## The request
In the lines below, output everything from the first line through the line containing "from matplotlib.ticker import MultipleLocator" exactly as it is. Pictures are not part of the output.

>> Start Information provided

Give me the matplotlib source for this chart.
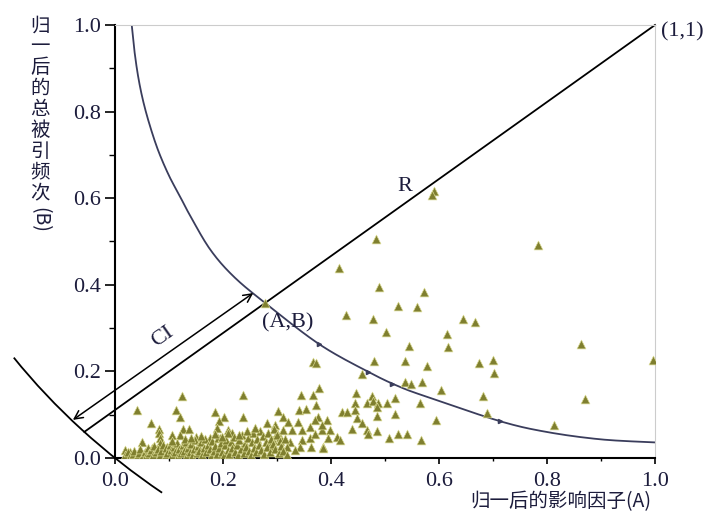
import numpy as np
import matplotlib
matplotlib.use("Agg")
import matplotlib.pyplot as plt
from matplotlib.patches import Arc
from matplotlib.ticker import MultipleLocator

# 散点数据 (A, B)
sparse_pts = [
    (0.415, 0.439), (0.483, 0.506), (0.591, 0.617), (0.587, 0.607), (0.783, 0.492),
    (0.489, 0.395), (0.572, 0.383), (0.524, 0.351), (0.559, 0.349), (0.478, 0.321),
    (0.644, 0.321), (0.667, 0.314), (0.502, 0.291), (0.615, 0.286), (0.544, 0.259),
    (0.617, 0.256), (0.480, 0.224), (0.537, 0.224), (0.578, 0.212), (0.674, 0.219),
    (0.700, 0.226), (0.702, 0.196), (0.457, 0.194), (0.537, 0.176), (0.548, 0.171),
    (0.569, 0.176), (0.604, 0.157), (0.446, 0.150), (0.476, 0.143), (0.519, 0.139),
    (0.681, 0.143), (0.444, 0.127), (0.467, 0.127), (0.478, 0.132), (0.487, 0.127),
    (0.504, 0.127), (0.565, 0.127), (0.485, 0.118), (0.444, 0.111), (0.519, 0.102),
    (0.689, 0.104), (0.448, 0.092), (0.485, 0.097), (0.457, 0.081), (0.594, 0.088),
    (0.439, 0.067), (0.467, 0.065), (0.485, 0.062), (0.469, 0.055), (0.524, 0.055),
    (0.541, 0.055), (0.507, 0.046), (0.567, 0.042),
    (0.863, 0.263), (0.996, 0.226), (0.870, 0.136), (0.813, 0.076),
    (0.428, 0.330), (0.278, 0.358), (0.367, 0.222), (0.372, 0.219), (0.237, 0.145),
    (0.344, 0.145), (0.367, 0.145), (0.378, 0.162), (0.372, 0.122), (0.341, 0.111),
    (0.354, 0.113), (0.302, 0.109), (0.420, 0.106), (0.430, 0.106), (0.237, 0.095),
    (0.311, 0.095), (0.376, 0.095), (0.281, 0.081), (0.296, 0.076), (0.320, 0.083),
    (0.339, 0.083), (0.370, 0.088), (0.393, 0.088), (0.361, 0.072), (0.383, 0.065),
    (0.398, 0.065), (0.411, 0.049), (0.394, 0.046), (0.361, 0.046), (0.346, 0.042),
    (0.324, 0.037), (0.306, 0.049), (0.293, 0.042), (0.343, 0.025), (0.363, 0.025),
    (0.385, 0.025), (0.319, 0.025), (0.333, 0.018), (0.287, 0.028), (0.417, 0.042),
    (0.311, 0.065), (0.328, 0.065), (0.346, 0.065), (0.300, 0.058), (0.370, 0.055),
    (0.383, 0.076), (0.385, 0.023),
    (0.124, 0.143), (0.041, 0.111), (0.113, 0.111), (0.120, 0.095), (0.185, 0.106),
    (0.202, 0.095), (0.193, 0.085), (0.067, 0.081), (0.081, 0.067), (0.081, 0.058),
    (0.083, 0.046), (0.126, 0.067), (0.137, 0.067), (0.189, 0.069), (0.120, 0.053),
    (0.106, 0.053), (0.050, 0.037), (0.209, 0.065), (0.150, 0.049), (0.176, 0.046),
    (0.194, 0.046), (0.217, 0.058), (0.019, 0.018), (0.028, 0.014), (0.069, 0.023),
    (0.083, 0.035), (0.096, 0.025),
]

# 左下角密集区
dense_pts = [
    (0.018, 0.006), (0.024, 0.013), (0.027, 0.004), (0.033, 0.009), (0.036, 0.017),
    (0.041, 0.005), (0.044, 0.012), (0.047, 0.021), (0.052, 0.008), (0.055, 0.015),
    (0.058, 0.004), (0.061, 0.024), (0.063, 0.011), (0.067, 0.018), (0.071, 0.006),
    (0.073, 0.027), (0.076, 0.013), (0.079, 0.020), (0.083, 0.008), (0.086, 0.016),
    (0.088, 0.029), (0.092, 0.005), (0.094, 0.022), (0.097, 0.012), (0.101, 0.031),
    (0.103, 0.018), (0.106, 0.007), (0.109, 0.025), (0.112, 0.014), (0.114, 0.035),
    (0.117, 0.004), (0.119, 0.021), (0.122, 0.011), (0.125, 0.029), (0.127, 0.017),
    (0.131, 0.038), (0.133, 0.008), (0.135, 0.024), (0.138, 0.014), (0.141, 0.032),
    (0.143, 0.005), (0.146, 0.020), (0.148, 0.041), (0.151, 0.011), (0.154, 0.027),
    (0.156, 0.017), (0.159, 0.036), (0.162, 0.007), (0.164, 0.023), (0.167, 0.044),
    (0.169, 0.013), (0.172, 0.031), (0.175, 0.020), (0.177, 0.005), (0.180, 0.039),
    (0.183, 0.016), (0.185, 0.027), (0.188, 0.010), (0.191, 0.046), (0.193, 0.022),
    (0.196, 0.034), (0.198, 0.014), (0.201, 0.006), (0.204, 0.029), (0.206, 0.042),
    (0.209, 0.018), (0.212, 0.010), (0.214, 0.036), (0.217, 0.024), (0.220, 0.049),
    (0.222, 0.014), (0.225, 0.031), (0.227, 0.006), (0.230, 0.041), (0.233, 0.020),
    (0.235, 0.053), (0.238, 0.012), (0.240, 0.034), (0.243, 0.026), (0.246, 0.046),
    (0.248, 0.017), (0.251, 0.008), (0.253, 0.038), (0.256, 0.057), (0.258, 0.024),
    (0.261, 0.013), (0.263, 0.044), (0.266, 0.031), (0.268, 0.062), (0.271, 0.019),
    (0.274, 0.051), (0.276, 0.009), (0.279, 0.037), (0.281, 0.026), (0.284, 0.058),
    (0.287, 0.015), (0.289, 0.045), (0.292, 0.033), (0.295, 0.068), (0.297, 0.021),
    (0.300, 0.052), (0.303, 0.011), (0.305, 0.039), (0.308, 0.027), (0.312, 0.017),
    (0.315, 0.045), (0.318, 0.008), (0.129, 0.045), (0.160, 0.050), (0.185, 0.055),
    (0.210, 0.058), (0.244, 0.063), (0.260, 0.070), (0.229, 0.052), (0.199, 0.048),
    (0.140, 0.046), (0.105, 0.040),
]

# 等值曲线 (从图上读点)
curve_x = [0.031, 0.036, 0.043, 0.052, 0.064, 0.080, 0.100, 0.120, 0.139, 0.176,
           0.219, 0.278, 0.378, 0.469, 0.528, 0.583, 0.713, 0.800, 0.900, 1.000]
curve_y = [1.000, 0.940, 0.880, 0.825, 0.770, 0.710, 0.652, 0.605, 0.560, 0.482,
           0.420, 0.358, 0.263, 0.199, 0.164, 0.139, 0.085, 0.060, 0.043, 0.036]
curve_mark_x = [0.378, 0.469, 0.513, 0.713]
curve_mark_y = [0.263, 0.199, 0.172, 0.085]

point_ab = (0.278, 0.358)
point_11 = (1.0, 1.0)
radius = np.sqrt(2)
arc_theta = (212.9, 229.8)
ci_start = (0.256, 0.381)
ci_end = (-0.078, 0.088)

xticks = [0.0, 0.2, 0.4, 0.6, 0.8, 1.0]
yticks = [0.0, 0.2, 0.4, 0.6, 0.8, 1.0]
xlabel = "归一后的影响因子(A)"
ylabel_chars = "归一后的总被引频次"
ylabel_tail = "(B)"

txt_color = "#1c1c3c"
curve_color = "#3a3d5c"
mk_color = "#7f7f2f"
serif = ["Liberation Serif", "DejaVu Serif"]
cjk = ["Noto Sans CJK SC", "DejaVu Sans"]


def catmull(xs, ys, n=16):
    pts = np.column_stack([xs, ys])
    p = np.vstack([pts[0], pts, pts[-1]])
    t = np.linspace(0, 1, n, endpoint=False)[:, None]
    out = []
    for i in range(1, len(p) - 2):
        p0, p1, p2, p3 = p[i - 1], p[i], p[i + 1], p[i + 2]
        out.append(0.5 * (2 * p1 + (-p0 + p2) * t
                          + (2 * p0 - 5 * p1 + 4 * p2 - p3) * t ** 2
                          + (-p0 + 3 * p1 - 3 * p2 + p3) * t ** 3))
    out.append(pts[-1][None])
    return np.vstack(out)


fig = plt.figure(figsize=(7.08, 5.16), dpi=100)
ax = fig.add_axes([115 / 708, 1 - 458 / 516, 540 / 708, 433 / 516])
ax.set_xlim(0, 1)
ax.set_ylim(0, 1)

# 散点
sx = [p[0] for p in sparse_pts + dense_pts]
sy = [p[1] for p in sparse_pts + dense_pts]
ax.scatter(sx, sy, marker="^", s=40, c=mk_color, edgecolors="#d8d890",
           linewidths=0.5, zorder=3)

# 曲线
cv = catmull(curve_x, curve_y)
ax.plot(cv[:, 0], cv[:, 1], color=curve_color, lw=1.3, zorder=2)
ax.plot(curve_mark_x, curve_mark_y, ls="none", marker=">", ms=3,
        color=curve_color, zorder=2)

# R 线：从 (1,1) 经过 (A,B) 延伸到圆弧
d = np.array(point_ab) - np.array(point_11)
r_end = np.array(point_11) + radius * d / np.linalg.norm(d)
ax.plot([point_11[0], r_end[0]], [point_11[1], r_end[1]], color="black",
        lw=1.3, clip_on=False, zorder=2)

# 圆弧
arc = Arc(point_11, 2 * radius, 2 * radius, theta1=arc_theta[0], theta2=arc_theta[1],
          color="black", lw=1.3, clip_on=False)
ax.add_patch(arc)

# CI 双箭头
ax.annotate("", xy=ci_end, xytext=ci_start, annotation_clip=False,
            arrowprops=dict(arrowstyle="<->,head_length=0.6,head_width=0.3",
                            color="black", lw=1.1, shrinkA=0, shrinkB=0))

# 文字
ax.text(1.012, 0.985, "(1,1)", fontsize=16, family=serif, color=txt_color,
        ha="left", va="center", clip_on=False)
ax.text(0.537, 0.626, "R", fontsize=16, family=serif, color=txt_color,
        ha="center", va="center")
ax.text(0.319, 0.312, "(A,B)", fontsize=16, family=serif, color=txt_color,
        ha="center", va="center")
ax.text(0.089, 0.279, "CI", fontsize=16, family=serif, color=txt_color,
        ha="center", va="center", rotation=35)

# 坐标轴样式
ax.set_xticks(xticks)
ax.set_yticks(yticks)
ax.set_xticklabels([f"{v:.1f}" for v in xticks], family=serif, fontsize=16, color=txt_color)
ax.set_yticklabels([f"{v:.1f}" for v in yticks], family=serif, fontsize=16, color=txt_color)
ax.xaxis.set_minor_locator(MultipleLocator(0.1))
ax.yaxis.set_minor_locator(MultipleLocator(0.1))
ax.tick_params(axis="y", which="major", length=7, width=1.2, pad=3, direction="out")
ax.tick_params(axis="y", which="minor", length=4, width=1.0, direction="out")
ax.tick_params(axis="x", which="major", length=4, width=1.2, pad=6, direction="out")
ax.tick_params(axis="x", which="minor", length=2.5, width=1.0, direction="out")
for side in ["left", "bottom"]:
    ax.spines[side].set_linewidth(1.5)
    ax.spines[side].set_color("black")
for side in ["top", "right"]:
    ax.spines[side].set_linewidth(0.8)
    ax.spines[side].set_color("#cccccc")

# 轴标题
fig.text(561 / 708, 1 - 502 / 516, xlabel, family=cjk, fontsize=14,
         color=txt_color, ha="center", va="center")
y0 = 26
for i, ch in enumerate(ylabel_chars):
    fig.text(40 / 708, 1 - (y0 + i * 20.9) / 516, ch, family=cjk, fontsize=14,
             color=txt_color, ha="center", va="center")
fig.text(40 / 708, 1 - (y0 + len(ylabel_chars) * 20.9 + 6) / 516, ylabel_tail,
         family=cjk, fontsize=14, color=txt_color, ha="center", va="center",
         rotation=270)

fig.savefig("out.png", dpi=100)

>> End Information provided

## Exercise response
Give me the matplotlib source for this chart.
import numpy as np
import matplotlib
matplotlib.use("Agg")
import matplotlib.pyplot as plt
from matplotlib.patches import Arc
from matplotlib.ticker import MultipleLocator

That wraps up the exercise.